La jeune femme note "de plus en plus de situations d’urgence, notamment à Bordeaux, avec des jeunes qui dorment à l’aéroport ou dans leur voiture".
Construire des logements et encadrer les loyers
Si le manque de logements est une problématique de longue date, la précarité est grandissante. "Les étudiants ont peu de ressources et les parents peuvent de moins en moins aider", pointe Anne-Cécile Dockes. En parallèle, le marché locatif est de plus en plus cher et tendu.
Selon elle, il est urgent de construire de nouveaux logements, mais également d'encadrer les prix. "Les étudiants ont souvent des besoins urgents et certains bailleurs en profitent avec des prix abusifs", affirme-t-elle.
Elle plaide également pour un système de garantie universelle qui dispenserait aux étudiants de fournir des garants. "Les meilleurs revenus et garants sont gardés, alors que les autres, qui sont tout à fait solvables et sont arrivés avant, ne sont pas pris", dénonce Anne-Cécile Dockes.
Réformer le système des bourses
Pour ces associations étudiantes, la précarité grandissante des jeunes est en partie due à un système de bourses mal adapté.

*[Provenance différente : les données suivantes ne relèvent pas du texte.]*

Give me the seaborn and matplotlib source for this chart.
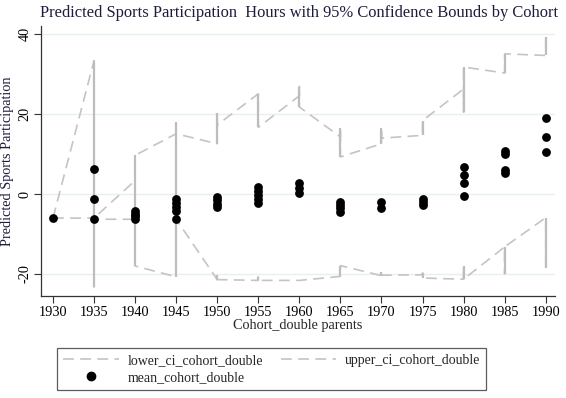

Ainsi, 70% des bénéficiaires des épiceries solidaires de la Fage n’ont pas accès à une bourse.
"On ne peut pas entendre que certains étudiants vivent uniquement d’aides ponctuelles et d’aide alimentaire alors qu'on prône un enseignement supérieur diversifié. Il y a une urgence à modifier le système de bourses", alerte la présidente de la Fage. D'autant que de nombreux étudiants sont exclus de ce système, comme les doctorants et la majorité des étudiants internationaux.
Les associations étudiantes prônent par ailleurs un calcul des aides basé sur les ressources des étudiants, et non de leurs parents. Le montant des bourses serait par ailleurs insuffisant, notamment face à l'inflation.
Certains étudiants ont par ailleurs une méconnaissance des aides autres que la bourse sur critères sociaux, comme les aides spécifiques ou ponctuelles du Crous, et celles des régions. Pour lutter contre ce non-recours, la Fage plaide pour un guichet unique d’aides sociales pour les étudiants.